=== Given information ===
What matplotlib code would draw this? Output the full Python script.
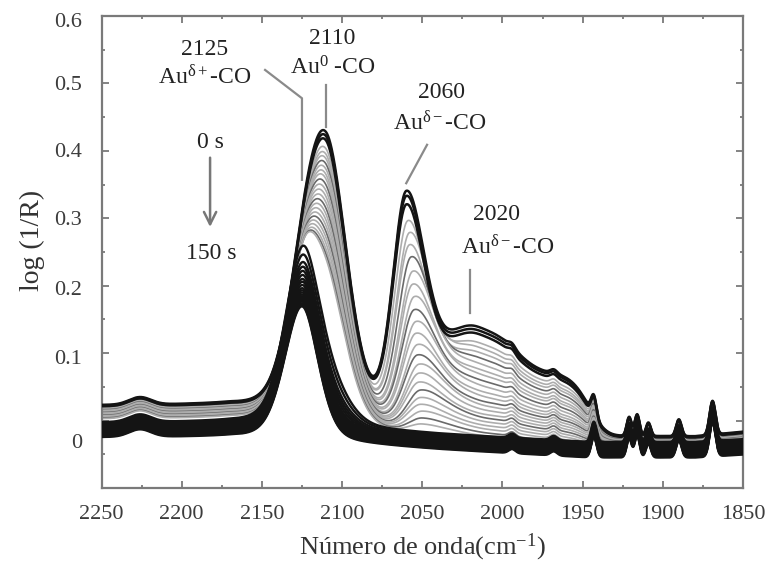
import numpy as np
import matplotlib
matplotlib.use("Agg")
import matplotlib.pyplot as plt

plt.rcParams["font.family"] = ["Liberation Serif", "DejaVu Serif"]
plt.rcParams["mathtext.fontset"] = "custom"
plt.rcParams["mathtext.rm"] = "Liberation Serif"
plt.rcParams["mathtext.it"] = "Liberation Serif:italic"
plt.rcParams["mathtext.bf"] = "Liberation Serif:bold"

# ---------------------------------------------------------------------------
# Spectral series (0 s -> 150 s): band amplitudes per spectrum
# group sizes: 3 early (dark), 21 intermediate (grey), 20 late (dark)
# ---------------------------------------------------------------------------
n_early, n_mid, n_late = 3, 21, 20

# Au0-CO band at 2110 cm-1
amp_2110 = ([0.390, 0.385, 0.379]
            + [0.366, 0.358, 0.350, 0.342, 0.334, 0.326, 0.318, 0.309, 0.300,
               0.291, 0.282, 0.273, 0.264, 0.255, 0.246, 0.237, 0.228, 0.219,
               0.210, 0.202, 0.195]
            + [0.060, 0.050, 0.040, 0.035, 0.030, 0.025, 0.020, 0.018, 0.015,
               0.012, 0.010, 0.008, 0.006, 0.005, 0.004, 0.003, 0.002, 0.001,
               0.000, 0.000])

# Au(delta+)-CO band at 2125 cm-1
amp_2125 = ([0.070, 0.070, 0.072]
            + [0.075, 0.078, 0.082, 0.086, 0.090, 0.094, 0.098, 0.102, 0.106,
               0.110, 0.114, 0.118, 0.122, 0.126, 0.130, 0.134, 0.138, 0.142,
               0.146, 0.150, 0.155]
            + [0.232, 0.227, 0.224, 0.222, 0.220, 0.218, 0.216, 0.214, 0.212,
               0.210, 0.209, 0.208, 0.207, 0.206, 0.205, 0.204, 0.203, 0.202,
               0.201, 0.200])

# Au(delta-)-CO band near 2060 cm-1 (drifts towards 2050 as it fades)
amp_2060 = ([0.320, 0.314, 0.303]
            + [0.280, 0.263, 0.246, 0.229, 0.209, 0.192, 0.174, 0.157, 0.141,
               0.126, 0.111, 0.098, 0.086, 0.075, 0.064, 0.054, 0.045, 0.037,
               0.029, 0.021, 0.014]
            + [0.0] * n_late)
pos_2060 = ([2060, 2060, 2060]
            + [2059, 2058, 2058, 2057, 2056, 2056, 2055, 2055, 2054, 2054, 2053,
               2053, 2052, 2052, 2052, 2051, 2051, 2051, 2050, 2050, 2050]
            + [2050] * n_late)

# Au(delta-)-CO shoulder at 2020 cm-1 and its low-frequency tail
amp_2020 = ([0.140, 0.136, 0.132]
            + [0.120, 0.114, 0.107, 0.100, 0.092, 0.085, 0.078, 0.071, 0.064,
               0.057, 0.051, 0.045, 0.040, 0.035, 0.030, 0.026, 0.022, 0.018,
               0.014, 0.010, 0.007]
            + [0.0] * n_late)
amp_1975 = ([0.085, 0.083, 0.080]
            + [0.074, 0.070, 0.066, 0.062, 0.058, 0.054, 0.050, 0.046, 0.042,
               0.038, 0.035, 0.032, 0.029, 0.026, 0.023, 0.020, 0.017, 0.014,
               0.011, 0.008, 0.005]
            + [0.0] * n_late)

# baseline level on the high- and low-wavenumber side of each spectrum
base_high = ([0.022, 0.021, 0.020]
             + [0.020, 0.019, 0.019, 0.018, 0.017, 0.016, 0.016, 0.015, 0.014,
                0.013, 0.012, 0.011, 0.010, 0.009, 0.008, 0.007, 0.006, 0.005,
                0.004, 0.003, 0.002]
             + [-0.003, -0.005, -0.007, -0.009, -0.010, -0.011, -0.012, -0.013,
                -0.014, -0.015, -0.016, -0.017, -0.018, -0.019, -0.020, -0.021,
                -0.022, -0.023, -0.024, -0.025])
base_low = ([-0.024, -0.025, -0.026]
            + [-0.027, -0.028, -0.028, -0.029, -0.030, -0.031, -0.031, -0.032,
               -0.033, -0.034, -0.035, -0.036, -0.037, -0.038, -0.039, -0.040,
               -0.041, -0.042, -0.043, -0.044, -0.045]
            + [-0.032, -0.034, -0.036, -0.038, -0.040, -0.041, -0.042, -0.043,
               -0.044, -0.045, -0.046, -0.047, -0.048, -0.049, -0.050, -0.051,
               -0.052, -0.053, -0.054, -0.055])

# sharp features shared by all spectra
spike_wn = [2226, 1994, 1968, 1943, 1921, 1916, 1909, 1890, 1869]
spike_h = [0.011, 0.006, 0.006, 0.030, 0.028, 0.032, 0.020, 0.025, 0.050]
spike_w = [8, 2.5, 2.5, 2.0, 1.8, 1.8, 1.8, 2.0, 2.2]

# annotated band positions
band_wn = [2125, 2110, 2060, 2020]
band_labels = ["2125", "2110", "2060", "2020"]
band_species = [r"Au$^{\mathrm{δ+}}$-CO", r"Au$^{\mathrm{0}}$ -CO",
                r"Au$^{\mathrm{δ-}}$-CO", r"Au$^{\mathrm{δ-}}$-CO"]

x_ticks = [2250, 2200, 2150, 2100, 2050, 2000, 1950, 1900, 1850]
y_tick_text = ["0", "0.1", "0.2", "0.3", "0.4", "0.5", "0.6"]
# y tick labels sit slightly off their marks, as set in the figure
y_label_pos = [-0.034, 0.090, 0.193, 0.297, 0.397, 0.497, 0.590]

# ---------------------------------------------------------------------------
wn = np.arange(2250.0, 1849.75, -0.25)
shape_wn = [1850, 1880, 1945, 2040, 2110, 2170, 2250]
shape_frac = [0.85, 1.0, 1.0, 0.6, 0.25, 0.0, 0.0]
frac = np.interp(wn, shape_wn, shape_frac)


def band(x, c, hw_hi, hw_lo, eta=0.15, p=2):
    hw = np.where(x >= c, hw_hi, hw_lo)
    u = np.abs(x - c) / hw
    return (1 - eta) * np.exp(-np.log(2) * u ** p) + eta / (1 + u ** 2)


spikes = sum(h * np.exp(-np.log(2) * ((wn - c) / w) ** 2)
             for c, h, w in zip(spike_wn, spike_h, spike_w))


def spectrum(i):
    y = base_high[i] + (base_low[i] - base_high[i]) * frac
    y = y + amp_2110[i] * band(wn, band_wn[1], 17, 15)
    y = y + amp_2125[i] * band(wn, band_wn[0], 13, 12, 0.3)
    y = y + amp_2060[i] * band(wn, pos_2060[i], 10, 14 + 0.4 * (2060 - pos_2060[i]))
    y = y + amp_2020[i] * band(wn, band_wn[3], 22, 20, 0.1)
    y = y + amp_1975[i] * band(wn, 1975, 30, 29, 0.0, 4)
    return y + spikes


fig = plt.figure(figsize=(7.71, 5.63), dpi=100)
ax = fig.add_axes([101.5 / 771, 75 / 563, 641.5 / 771, 472 / 563])

n_total = n_early + n_mid + n_late
mid_idx = range(n_early, n_early + n_mid)
late_idx = range(n_early + n_mid, n_total)
early_idx = range(0, n_early)

for k, i in enumerate(mid_idx):
    col = "#6a6a6a" if k % 4 == 3 else "#adadad"
    ax.plot(wn, spectrum(i), color=col, lw=1.2, zorder=2)
for i in late_idx:
    ax.plot(wn, spectrum(i), color="#141414", lw=1.7, zorder=3)
for i in early_idx:
    ax.plot(wn, spectrum(i), color="#141414", lw=1.8, zorder=4)

ax.set_xlim(2250, 1850)
ax.set_ylim(-0.1, 0.6)

frame = "#7a7a7a"
for s in ax.spines.values():
    s.set_color(frame)
    s.set_linewidth(1.6)

ax.set_xticks(x_ticks)
ax.set_xticks(np.arange(1850, 2251, 25), minor=True)
ax.set_yticks(np.arange(-0.1, 0.61, 0.1))
ax.set_yticks(np.arange(-0.05, 0.6, 0.1), minor=True)
ax.tick_params(which="both", direction="in", top=True, right=True,
               color=frame, width=1.3)
ax.tick_params(which="major", length=5)
ax.tick_params(which="minor", length=2.5)
ax.tick_params(axis="x", labelsize=16, labelcolor="#3c3c3c", pad=12)
ax.tick_params(axis="y", labelleft=False)

for v, t in zip(y_label_pos, y_tick_text):
    ax.text(-0.03, v, t, transform=ax.get_yaxis_transform(), ha="right",
            va="center", fontsize=16, color="#3c3c3c")

ax.set_xlabel(r"Número de onda(cm$^{\mathrm{-1}}$)", fontsize=19, color="#333333")
ax.xaxis.set_label_coords(0.5, -0.092)
ax.set_ylabel("log (1/R)", fontsize=20, color="#333333")
ax.yaxis.set_label_coords(-0.088, 0.525)

txt = dict(fontsize=17, color="#222222", ha="center", va="center", zorder=6)
lead = dict(color="#8a8a8a", lw=1.6, zorder=5)

# 2125 Au(delta+)-CO
ax.text(2185.5, 0.550, band_labels[0], **txt)
ax.text(2185.5, 0.510, band_species[0], **txt)
ax.plot([2148, band_wn[0], band_wn[0]], [0.520, 0.478, 0.357], **lead)
# 2110 Au0-CO
ax.text(2106.3, 0.567, band_labels[1], **txt)
ax.text(2105.7, 0.523, band_species[1], **txt)
ax.plot([band_wn[1], band_wn[1]], [0.498, 0.436], **lead)
# 2060 Au(delta-)-CO
ax.text(2037.7, 0.486, band_labels[2], **txt)
ax.text(2039.0, 0.441, band_species[2], **txt)
ax.plot([2047, band_wn[2]], [0.409, 0.352], **lead)
# 2020 Au(delta-)-CO
ax.text(2003.5, 0.305, band_labels[3], **txt)
ax.text(1996.6, 0.257, band_species[3], **txt)
ax.plot([band_wn[3], band_wn[3]], [0.223, 0.160], **lead)

# time arrow
ax.text(2182.3, 0.413, "0 s", **txt)
ax.text(2181.7, 0.2485, "150 s", **txt)
ax.annotate("", xy=(2182.3, 0.283), xytext=(2182.3, 0.394),
            arrowprops=dict(arrowstyle="->", color="#777777", lw=1.8,
                            mutation_scale=22), zorder=5)

fig.savefig("out.png", dpi=100)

=== Instructions to follow ===
Your task is to return the lines above, from the first one up to and including the line containing "import matplotlib.pyplot as plt", minus any pictures.

=== Result of this task ===
What matplotlib code would draw this? Output the full Python script.
import numpy as np
import matplotlib
matplotlib.use("Agg")
import matplotlib.pyplot as plt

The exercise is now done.